Task to carry out
Nothing but the lines from the line that contains "Rebuild this chart" through the line that contains "0.1410, 0.1460, 0.1496]" should appear in the output, each reproduced exactly.

Recorded information
-*-*-

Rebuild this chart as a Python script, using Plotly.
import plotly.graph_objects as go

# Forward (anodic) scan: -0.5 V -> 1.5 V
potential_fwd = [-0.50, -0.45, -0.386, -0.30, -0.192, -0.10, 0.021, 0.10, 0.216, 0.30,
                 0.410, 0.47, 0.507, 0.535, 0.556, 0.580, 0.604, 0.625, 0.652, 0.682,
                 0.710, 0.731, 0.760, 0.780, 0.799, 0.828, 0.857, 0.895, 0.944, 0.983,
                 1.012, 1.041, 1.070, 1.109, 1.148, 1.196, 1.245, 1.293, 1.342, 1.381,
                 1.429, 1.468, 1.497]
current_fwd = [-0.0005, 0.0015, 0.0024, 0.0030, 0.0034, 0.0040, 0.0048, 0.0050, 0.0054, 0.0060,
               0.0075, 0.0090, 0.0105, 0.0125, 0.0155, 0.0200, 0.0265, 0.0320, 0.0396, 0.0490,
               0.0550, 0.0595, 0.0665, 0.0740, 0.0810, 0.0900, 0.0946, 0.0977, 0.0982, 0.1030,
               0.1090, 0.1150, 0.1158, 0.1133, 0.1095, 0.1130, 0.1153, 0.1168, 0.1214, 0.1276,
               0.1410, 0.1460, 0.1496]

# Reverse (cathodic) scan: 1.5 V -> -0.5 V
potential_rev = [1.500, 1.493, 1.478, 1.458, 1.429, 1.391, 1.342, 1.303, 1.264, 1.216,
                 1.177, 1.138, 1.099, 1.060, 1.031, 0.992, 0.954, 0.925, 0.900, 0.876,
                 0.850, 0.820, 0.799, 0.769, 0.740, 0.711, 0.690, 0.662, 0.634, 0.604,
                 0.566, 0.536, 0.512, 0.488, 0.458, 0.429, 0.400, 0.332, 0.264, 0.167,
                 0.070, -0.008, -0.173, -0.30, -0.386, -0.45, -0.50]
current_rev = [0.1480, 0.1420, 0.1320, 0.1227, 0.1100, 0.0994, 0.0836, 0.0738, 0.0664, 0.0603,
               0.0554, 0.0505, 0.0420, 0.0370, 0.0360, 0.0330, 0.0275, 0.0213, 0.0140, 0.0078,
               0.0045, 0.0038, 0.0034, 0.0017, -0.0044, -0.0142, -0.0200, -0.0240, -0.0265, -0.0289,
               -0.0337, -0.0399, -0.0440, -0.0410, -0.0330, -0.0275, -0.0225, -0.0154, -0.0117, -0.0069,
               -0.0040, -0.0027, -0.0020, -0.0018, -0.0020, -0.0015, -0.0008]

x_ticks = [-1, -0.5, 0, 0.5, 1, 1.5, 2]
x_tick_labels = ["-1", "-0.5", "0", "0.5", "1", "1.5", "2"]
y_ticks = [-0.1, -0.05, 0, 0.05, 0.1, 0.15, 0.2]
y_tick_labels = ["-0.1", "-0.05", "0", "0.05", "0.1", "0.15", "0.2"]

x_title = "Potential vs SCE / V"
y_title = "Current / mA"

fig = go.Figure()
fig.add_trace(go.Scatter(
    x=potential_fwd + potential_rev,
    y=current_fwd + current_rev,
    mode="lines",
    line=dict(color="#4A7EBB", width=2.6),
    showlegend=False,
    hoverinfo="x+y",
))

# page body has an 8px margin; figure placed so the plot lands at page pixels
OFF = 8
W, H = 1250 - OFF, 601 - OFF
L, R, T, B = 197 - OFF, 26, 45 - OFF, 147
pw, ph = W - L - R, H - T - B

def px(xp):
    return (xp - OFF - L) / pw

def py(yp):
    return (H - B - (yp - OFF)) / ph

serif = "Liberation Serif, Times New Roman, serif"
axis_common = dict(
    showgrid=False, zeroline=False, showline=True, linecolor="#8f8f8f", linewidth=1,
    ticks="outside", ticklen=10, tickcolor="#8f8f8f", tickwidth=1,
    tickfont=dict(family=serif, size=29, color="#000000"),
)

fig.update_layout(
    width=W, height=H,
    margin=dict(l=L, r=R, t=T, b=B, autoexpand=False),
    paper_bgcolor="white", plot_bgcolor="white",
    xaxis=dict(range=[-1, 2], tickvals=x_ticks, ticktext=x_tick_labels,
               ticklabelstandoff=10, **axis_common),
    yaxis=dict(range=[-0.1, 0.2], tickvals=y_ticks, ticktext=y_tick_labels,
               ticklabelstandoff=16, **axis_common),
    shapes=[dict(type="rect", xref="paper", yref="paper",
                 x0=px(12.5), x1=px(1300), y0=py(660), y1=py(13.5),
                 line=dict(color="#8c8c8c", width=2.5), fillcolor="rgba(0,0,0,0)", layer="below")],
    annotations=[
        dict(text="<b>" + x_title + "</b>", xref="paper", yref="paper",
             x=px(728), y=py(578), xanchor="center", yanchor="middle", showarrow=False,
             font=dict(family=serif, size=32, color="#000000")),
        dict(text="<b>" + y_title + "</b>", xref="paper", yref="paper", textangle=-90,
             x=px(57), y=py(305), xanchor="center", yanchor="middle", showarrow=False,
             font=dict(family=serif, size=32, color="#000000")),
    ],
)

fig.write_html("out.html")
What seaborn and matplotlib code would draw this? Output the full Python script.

-*-*-

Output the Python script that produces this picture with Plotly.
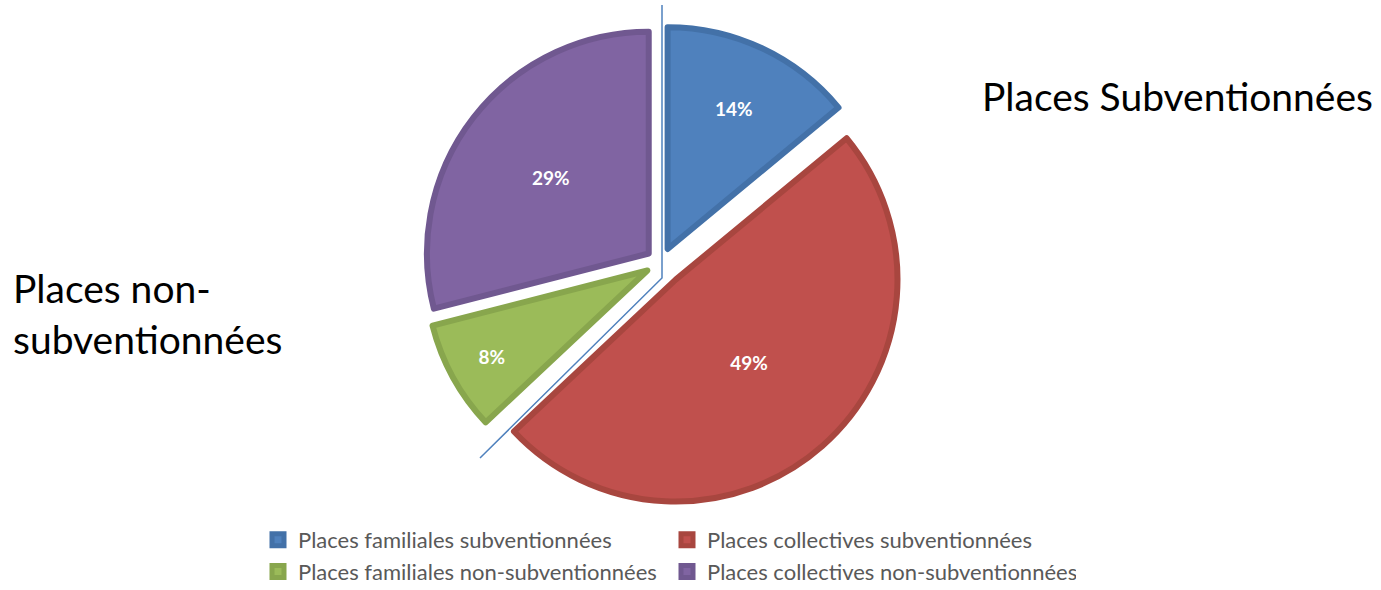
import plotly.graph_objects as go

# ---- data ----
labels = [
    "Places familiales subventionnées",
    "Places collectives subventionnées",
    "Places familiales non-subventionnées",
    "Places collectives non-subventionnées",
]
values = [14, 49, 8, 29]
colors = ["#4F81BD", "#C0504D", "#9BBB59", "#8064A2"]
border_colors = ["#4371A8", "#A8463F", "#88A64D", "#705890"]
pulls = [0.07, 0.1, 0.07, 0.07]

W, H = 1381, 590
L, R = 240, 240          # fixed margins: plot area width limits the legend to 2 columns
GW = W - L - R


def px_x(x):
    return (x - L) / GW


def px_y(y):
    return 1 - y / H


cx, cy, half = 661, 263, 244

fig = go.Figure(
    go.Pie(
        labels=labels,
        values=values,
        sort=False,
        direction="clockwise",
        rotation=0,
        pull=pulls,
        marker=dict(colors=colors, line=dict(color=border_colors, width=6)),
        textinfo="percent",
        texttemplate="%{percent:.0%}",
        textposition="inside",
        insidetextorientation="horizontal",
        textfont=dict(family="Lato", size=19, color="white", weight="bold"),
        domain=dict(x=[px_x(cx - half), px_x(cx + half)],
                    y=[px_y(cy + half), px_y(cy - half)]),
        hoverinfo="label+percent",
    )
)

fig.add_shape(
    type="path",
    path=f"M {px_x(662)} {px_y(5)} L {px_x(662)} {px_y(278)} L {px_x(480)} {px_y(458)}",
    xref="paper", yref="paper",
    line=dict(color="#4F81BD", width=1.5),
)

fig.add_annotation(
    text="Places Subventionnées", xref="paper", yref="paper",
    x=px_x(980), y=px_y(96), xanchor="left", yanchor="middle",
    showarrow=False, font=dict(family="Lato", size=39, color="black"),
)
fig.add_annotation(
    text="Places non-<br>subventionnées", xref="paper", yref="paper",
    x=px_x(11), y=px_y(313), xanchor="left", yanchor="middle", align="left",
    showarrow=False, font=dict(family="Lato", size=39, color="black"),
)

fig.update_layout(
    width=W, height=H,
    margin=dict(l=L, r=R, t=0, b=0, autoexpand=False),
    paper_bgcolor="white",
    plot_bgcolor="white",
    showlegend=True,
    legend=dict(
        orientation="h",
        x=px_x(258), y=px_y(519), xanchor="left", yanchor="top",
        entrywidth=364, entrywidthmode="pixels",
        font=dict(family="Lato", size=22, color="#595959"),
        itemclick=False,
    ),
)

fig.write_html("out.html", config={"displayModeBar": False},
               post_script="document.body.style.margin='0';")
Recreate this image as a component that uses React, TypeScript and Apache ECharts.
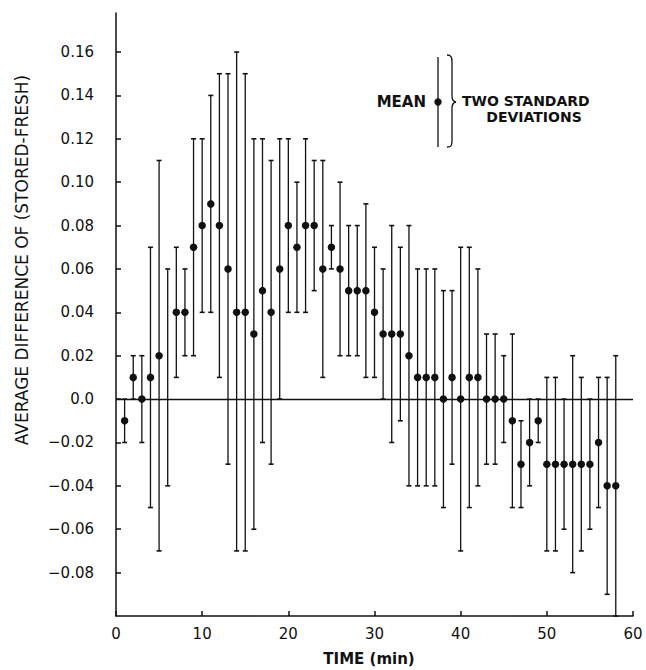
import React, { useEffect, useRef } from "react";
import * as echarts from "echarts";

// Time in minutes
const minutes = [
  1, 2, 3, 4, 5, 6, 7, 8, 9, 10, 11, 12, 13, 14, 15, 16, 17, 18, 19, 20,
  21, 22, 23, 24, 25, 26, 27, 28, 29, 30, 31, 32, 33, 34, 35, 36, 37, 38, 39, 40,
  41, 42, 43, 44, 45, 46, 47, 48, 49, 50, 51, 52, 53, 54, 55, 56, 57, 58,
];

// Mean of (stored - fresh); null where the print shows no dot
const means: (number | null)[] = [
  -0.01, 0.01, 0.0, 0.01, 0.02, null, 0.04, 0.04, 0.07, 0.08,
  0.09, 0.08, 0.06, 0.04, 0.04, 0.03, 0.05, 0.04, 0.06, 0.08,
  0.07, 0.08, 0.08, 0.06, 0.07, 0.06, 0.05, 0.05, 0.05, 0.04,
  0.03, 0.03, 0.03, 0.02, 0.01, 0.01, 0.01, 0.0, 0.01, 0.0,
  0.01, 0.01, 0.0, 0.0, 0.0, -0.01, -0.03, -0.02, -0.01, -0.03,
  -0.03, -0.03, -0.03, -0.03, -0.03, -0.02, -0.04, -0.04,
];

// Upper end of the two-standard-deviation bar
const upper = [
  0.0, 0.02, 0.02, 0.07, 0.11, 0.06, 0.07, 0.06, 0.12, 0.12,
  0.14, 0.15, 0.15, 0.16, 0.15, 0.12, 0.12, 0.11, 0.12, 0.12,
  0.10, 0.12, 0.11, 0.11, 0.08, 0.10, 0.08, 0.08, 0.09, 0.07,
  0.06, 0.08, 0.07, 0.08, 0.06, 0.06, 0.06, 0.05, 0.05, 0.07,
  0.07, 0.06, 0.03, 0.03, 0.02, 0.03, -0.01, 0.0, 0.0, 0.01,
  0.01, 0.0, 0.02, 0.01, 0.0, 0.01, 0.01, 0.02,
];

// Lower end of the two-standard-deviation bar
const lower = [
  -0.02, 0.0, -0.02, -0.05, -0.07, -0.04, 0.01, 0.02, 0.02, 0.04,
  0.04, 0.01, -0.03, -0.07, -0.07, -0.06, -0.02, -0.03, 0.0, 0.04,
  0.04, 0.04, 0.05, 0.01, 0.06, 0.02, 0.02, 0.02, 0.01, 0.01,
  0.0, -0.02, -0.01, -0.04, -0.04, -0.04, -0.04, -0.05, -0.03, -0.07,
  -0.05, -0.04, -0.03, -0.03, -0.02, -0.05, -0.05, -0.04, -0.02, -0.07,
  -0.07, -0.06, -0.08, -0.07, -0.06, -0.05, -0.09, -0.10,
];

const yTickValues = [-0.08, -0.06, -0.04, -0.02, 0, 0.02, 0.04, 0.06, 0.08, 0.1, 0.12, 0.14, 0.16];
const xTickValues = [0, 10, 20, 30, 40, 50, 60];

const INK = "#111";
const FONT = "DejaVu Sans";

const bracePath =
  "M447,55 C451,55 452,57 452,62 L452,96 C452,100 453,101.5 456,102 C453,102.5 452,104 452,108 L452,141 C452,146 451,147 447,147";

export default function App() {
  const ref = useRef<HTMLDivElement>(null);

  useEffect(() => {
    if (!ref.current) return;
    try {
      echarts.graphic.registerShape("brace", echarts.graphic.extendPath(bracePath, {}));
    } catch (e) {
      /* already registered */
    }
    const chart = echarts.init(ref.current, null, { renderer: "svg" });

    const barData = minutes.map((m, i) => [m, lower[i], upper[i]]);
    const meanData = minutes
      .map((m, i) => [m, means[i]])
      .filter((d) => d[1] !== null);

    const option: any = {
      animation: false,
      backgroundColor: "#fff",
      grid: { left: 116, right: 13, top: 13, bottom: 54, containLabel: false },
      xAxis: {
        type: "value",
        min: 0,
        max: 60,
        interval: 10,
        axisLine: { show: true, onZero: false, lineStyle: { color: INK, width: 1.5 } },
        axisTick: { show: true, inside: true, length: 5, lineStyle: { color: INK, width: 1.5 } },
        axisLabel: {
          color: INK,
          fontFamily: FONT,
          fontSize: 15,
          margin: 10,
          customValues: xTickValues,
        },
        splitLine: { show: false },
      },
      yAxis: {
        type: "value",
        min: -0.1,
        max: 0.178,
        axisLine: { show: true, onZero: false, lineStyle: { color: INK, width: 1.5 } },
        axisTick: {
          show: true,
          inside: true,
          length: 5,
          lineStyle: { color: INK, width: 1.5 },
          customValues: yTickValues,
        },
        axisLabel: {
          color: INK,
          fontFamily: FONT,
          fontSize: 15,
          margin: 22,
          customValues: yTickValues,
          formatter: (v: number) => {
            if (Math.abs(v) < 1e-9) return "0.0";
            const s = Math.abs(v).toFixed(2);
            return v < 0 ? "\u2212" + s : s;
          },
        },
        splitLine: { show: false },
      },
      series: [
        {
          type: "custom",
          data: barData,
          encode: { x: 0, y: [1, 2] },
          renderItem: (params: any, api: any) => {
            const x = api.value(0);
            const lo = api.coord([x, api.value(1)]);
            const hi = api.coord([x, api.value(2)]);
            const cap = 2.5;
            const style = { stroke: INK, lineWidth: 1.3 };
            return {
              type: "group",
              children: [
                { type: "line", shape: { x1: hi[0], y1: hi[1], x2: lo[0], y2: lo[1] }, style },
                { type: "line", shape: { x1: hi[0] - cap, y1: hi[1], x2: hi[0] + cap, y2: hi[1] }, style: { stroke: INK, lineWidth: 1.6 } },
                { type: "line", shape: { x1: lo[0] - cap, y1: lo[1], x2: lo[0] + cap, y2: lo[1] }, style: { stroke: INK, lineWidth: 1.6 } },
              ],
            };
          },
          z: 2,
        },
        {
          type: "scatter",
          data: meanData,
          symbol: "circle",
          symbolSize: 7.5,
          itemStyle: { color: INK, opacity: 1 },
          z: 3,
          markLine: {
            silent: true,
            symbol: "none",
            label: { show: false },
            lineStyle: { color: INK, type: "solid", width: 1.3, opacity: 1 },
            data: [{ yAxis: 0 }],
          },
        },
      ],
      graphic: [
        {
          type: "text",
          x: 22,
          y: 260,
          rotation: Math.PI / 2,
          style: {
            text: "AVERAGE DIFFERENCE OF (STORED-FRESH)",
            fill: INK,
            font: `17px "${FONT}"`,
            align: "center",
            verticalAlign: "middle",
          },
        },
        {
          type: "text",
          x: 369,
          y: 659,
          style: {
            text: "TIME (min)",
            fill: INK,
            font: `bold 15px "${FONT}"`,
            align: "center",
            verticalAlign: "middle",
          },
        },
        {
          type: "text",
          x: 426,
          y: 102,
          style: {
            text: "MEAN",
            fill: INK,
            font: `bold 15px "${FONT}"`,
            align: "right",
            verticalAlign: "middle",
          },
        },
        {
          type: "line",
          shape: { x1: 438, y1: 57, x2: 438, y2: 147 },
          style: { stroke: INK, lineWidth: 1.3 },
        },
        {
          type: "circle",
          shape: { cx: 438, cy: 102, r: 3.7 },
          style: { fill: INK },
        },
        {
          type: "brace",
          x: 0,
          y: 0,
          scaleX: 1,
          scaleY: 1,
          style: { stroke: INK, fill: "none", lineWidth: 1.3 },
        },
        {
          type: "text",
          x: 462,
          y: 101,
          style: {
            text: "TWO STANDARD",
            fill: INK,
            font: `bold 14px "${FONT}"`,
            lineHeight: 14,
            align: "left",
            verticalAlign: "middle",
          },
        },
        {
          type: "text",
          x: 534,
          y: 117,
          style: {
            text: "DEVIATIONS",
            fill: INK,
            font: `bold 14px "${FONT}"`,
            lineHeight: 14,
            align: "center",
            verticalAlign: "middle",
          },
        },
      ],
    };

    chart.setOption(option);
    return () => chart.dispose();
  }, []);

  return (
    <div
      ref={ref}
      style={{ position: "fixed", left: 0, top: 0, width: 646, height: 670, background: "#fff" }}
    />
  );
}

-*-*-

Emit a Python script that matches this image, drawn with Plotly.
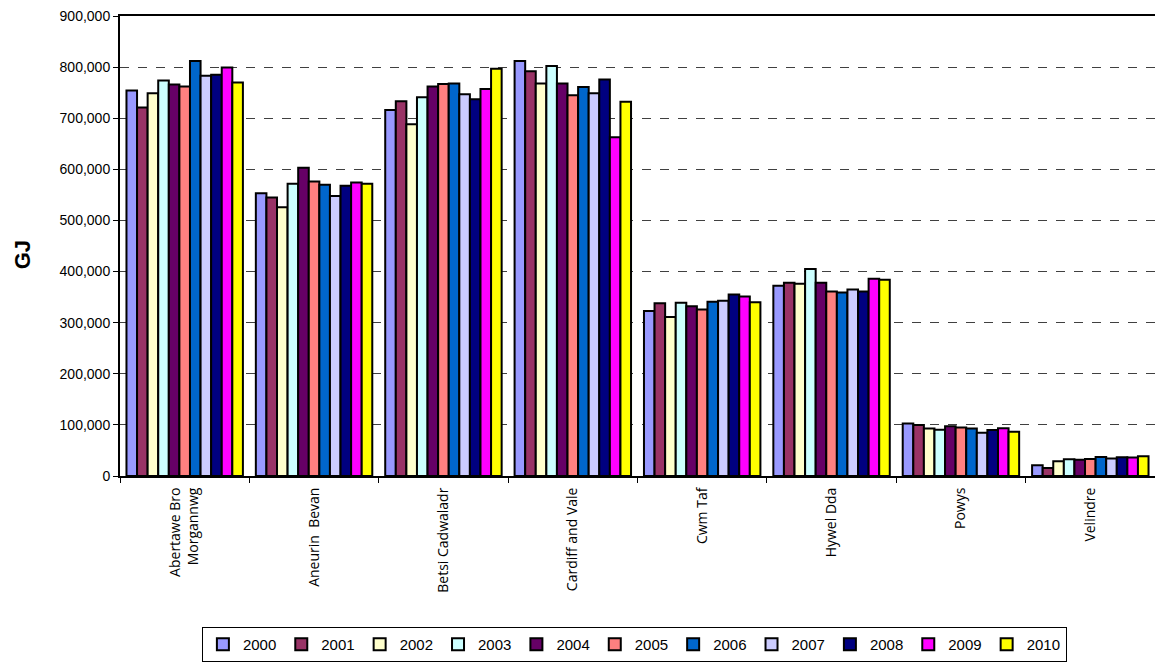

-*-*-

Solution for this task
Rebuild this chart as a Python script, using Plotly.
import plotly.graph_objects as go

# Forward (anodic) scan: -0.5 V -> 1.5 V
potential_fwd = [-0.50, -0.45, -0.386, -0.30, -0.192, -0.10, 0.021, 0.10, 0.216, 0.30,
                 0.410, 0.47, 0.507, 0.535, 0.556, 0.580, 0.604, 0.625, 0.652, 0.682,
                 0.710, 0.731, 0.760, 0.780, 0.799, 0.828, 0.857, 0.895, 0.944, 0.983,
                 1.012, 1.041, 1.070, 1.109, 1.148, 1.196, 1.245, 1.293, 1.342, 1.381,
                 1.429, 1.468, 1.497]
current_fwd = [-0.0005, 0.0015, 0.0024, 0.0030, 0.0034, 0.0040, 0.0048, 0.0050, 0.0054, 0.0060,
               0.0075, 0.0090, 0.0105, 0.0125, 0.0155, 0.0200, 0.0265, 0.0320, 0.0396, 0.0490,
               0.0550, 0.0595, 0.0665, 0.0740, 0.0810, 0.0900, 0.0946, 0.0977, 0.0982, 0.1030,
               0.1090, 0.1150, 0.1158, 0.1133, 0.1095, 0.1130, 0.1153, 0.1168, 0.1214, 0.1276,
               0.1410, 0.1460, 0.1496]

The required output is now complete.